鳥取県の西端、伯耆大山(だいせん)の麓、大山寺阿弥陀堂があります。
養老2年(718)、山岳信仰の場として開かれたこの地。その後860年に天台宗
に改まり、神仏習合の修験の寺として平安時代から江戸時代にかけて、多くの
堂宇と僧を擁し栄えたといいます。この阿弥陀堂は、今に残る最も古い建物で、
天文21年(1552)、山津波で崩壊した旧堂の木材などを利用してこの地に
再建されたもの。
5間四方単層宝形造、柿葺き。
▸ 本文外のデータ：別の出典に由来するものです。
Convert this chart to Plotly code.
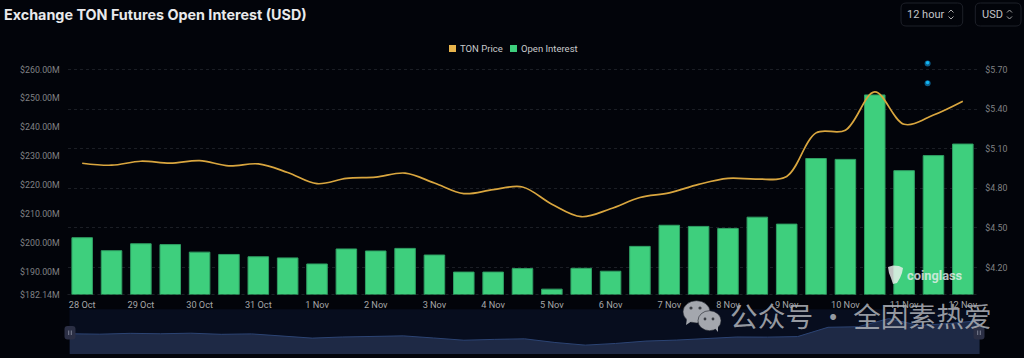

和様に花頭窓など、若干の禅宗様が採り入れ
られているように思えます。建物の大きさに比べ太い柱が醸し出す壮大なお堂
の印象に圧倒されるようです。
鬱蒼とした大山山麓の杉の森の中、大気に含まれる芳醇な水が壁や柱の命を
躍動させるのでしょう。ある時は森の緑を映し、またある時は古の朱い壁の名残り
を浮かびあがらせています。
国重文指定。建立の年代が下るため国宝に指定されていないと思われますが、
最も国宝に近い重文・・と思える御堂です。
このお堂、二度目のお参りです。大山への登山道の傍、長い参道の向こうに
柿葺きの白い屋根が見えてくると、懐かしさに心が躍るようでした。
ちょうど予約の団体の参拝待ちで、扉が開かれ、本尊の阿弥陀三尊を拝する
こともできました。幸運な再訪となりました。